Pueden encontrarse muchas razones y tampoco sería justo ver un panorama negro, porque tenemos un país de oportunidades y una población capaz de ponerse en marcha hasta la heroicidad. Pero la notoria ausencia de liderazgos en España y una excesiva presencia de pretensiones de minorías y grupúsculos, dedicados a armar jaleo y propiciar el desorden, sembrando de reivindicaciones y alegatos egoístas, nos están conduciendo por el sendero de la catástrofe.
Estamos en un estado de malestar, no de bienestar.
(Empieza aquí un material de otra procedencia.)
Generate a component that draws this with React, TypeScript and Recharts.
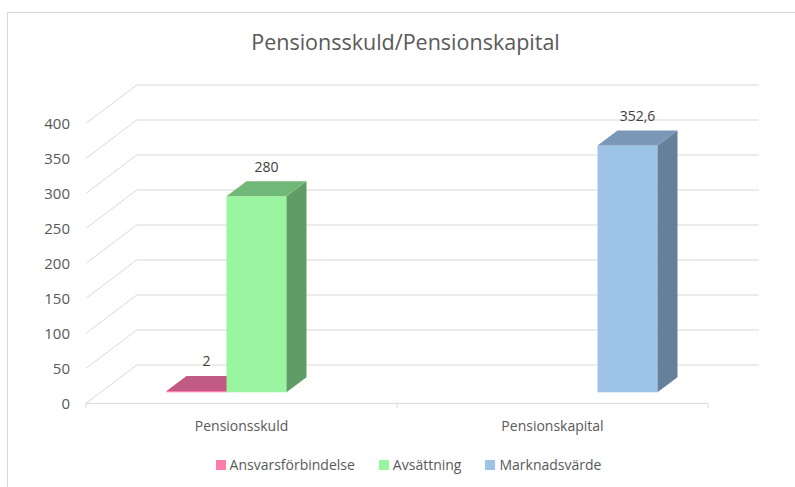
import React from 'react';
import { BarChart, Bar, XAxis, YAxis, CartesianGrid, Legend, LabelList } from 'recharts';

const categories = ['Pensionsskuld', 'Pensionskapital'];
const ansvarsforbindelse = [2, null];
const avsattning = [280, null];
const marknadsvarde = [null, 352.6];
const yTicks = [0, 50, 100, 150, 200, 250, 300, 350, 400];

const seriesNames = ['Ansvarsförbindelse', 'Avsättning', 'Marknadsvärde'];

const data = categories.map((name, i) => ({
  name,
  ansv: ansvarsforbindelse[i],
  avs: avsattning[i],
  mark: marknadsvarde[i]
}));

// colours for the three faces of each 3d column
const series = [
  { key: 'ansv', name: seriesNames[0], front: '#FF7BAC', top: '#C15B83', side: '#A2496D' },
  { key: 'avs', name: seriesNames[1], front: '#99F59F', top: '#70B878', side: '#5F9C66' },
  { key: 'mark', name: seriesNames[2], front: '#9DC3E6', top: '#7A97B8', side: '#64809B' }
];

const W = 795;
const H = 487;
const FONT = '"Open Sans", sans-serif';
const TEXT = '#595959';
const GRID = '#D9D9D9';

// the bars stand in a plane between the front floor edge and the back wall
const FRONT = { dx: -14.5, dy: 11 };
const BACK = { dx: 36.2, dy: -27.3 };
const BAR_DEPTH = { dx: 20, dy: -15 };
const PLOT_BOTTOM = 392.3;
const Y_AXIS_W = 40;
const X_AXIS_H = 40;

const fmt = (v: number) => String(v).replace('.', ',');

const Column3D = (props: any) => {
  const { x, y, width, height, payload, dataKey, front, top, side } = props;
  if (payload == null || payload[dataKey] == null) return null;
  const { dx, dy } = BAR_DEPTH;
  const topPts = `${x},${y} ${x + width},${y} ${x + width + dx},${y + dy} ${x + dx},${y + dy}`;
  const sidePts = `${x + width},${y} ${x + width + dx},${y + dy} ${x + width + dx},${y + height + dy} ${x + width},${y + height}`;
  return (
    <g>
      <rect x={x} y={y} width={width} height={Math.max(height, 0.5)} fill={front} />
      <polygon points={sidePts} fill={side} />
      <polygon points={topPts} fill={top} />
    </g>
  );
};

const GridLine = (props: any) => {
  const { x1, x2, y1 } = props;
  const fx1 = x1 + FRONT.dx;
  const fx2 = x2 + FRONT.dx;
  const fy = y1 + FRONT.dy;
  const bx1 = x1 + BACK.dx;
  const bx2 = x2 + BACK.dx;
  const by = y1 + BACK.dy;
  const isFloor = Math.abs(y1 - PLOT_BOTTOM) < 1;
  const n = categories.length;
  return (
    <g key={props.key}>
      <line x1={fx1} y1={fy} x2={bx1} y2={by} stroke={GRID} strokeWidth={1} />
      <line x1={bx1} y1={by} x2={bx2} y2={by} stroke={GRID} strokeWidth={1} />
      {isFloor && <line x1={fx1} y1={fy} x2={fx2} y2={fy} stroke={GRID} strokeWidth={1} />}
      {isFloor &&
        Array.from({ length: n + 1 }, (_, k) => {
          const tx = fx1 + ((fx2 - fx1) * k) / n;
          return <line key={k} x1={tx} y1={fy} x2={tx} y2={fy + 5} stroke={GRID} strokeWidth={1} />;
        })}
    </g>
  );
};

const YTick = (props: any) => (
  <text x={70} y={props.y + FRONT.dy} textAnchor="end" dominantBaseline="central"
    fontFamily={FONT} fontSize={15} fill={TEXT}>
    {props.payload.value}
  </text>
);

const XTick = (props: any) => (
  <text x={props.x + FRONT.dx} y={425} textAnchor="middle" dominantBaseline="central"
    fontFamily={FONT} fontSize={14} fill={TEXT}>
    {props.payload.value}
  </text>
);

const ValueLabel = (props: any) => {
  const { x, y, width, value } = props;
  if (value == null) return null;
  return (
    <text x={x + width / 2 + 10} y={y - 30} textAnchor="middle" dominantBaseline="central"
      fontFamily={FONT} fontSize={14} fill="#404040">
      {fmt(value)}
    </text>
  );
};

const LegendContent = () => (
  <div style={{ display: 'flex', justifyContent: 'center', paddingLeft: 22, fontFamily: FONT, fontSize: 14, color: TEXT }}>
    {series.map((s, i) => (
      <div key={s.key} style={{ display: 'flex', alignItems: 'center', marginRight: i < series.length - 1 ? 24 : 0 }}>
        <span style={{ width: 10, height: 10, background: s.front, marginRight: 4, display: 'inline-block' }} />
        <span>{s.name}</span>
      </div>
    ))}
  </div>
);

export default function App() {
  return (
    <div style={{ position: 'relative', width: W, height: H, overflow: 'hidden', background: '#fff' }}>
      <style>{'body{margin:0}'}</style>
      <div style={{ position: 'absolute', left: 7, top: 12, width: W, height: H, borderLeft: `1px solid ${GRID}`, borderTop: `1px solid ${GRID}` }} />
      <div style={{ position: 'absolute', left: 0, top: 31, width: 811, textAlign: 'center', fontFamily: FONT, fontSize: 21.5, lineHeight: '22px', color: TEXT }}>
        Pensionsskuld/Pensionskapital
      </div>
      <BarChart width={W} height={H} data={data} barGap={0} barSize={60}
        margin={{ top: 112.3, right: 72.5, bottom: H - PLOT_BOTTOM - X_AXIS_H, left: 100.5 - Y_AXIS_W }}>
        <CartesianGrid vertical={false} horizontal={(p: any) => <GridLine {...p} />} />
        <XAxis dataKey="name" height={X_AXIS_H} axisLine={false} tickLine={false} tick={<XTick />} interval={0} />
        <YAxis width={Y_AXIS_W} domain={[0, 400]} ticks={yTicks} axisLine={false} tickLine={false} tick={<YTick />} interval={0} />
        <Legend verticalAlign="middle" align="center" content={<LegendContent />}
          wrapperStyle={{ top: 455, left: 0, width: W }} />
        {series.map((s) => (
          <Bar key={s.key} dataKey={s.key} name={s.name} fill={s.front} isAnimationActive={false}
            shape={(p: any) => <Column3D {...p} dataKey={s.key} front={s.front} top={s.top} side={s.side} />}>
            <LabelList dataKey={s.key} content={<ValueLabel />} />
          </Bar>
        ))}
      </BarChart>
    </div>
  );
}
Y en ese caldo de cultivo, tenemos, otra vez, activas en su bulle bulle, la dos Españas. La que me hiela el corazón hoy es la que se mueve en la ignorancia de la Historia y en la añoranza de páginas que hicieron grave daño a los que tuvieron que vivirlas en primera persona.
Ni Casado, ni Torra, ni Sánchez, ni Iglesias, ni Garzón, ni Rivera, ni Díez, ni Perico de los palotes ni el pato Donald van a solucionarnos la papeleta. No saben, no pueden, no quieren. Necesitamos estabilidad, ya. Y esa solo se consigue con una mayoría capaz de gobernar con tranquilidad, conocimientos y criterio, asentada en lo real, no en suposiciones, inquinas o quimeras.
Conseguir esa mayoría de Gobierno no es cuestión de tiempo, sino de voluntades. Tengo solo un voto, una voz, una opinión, pero lo que yo deseo es que este país en el que vivo y al que he dedicado toda mi vida se ponga de acuerdo en tirar, en lo fundamental, hacia delante. Sin trampas, sin antojos.
Esta pareja de abubillas (upupa epops) fue fotografiada en el Pardo, en los jardines de lo que fue residencia de un Jefe de Estado que se aupó a esta posición después de una guerra civil, originada por un levantamiento militar contra el orden constitucional. Muchos de nosotros, los españoles de hoy, fuimos niños en esa postguerra.
El nombre latino de la abubilla hace referencia a su voz (un sonoro puup-puup-puup), que puede confundirse con un ladrido. Los dos sexos son indiscernibles, y de una belleza sin discusión.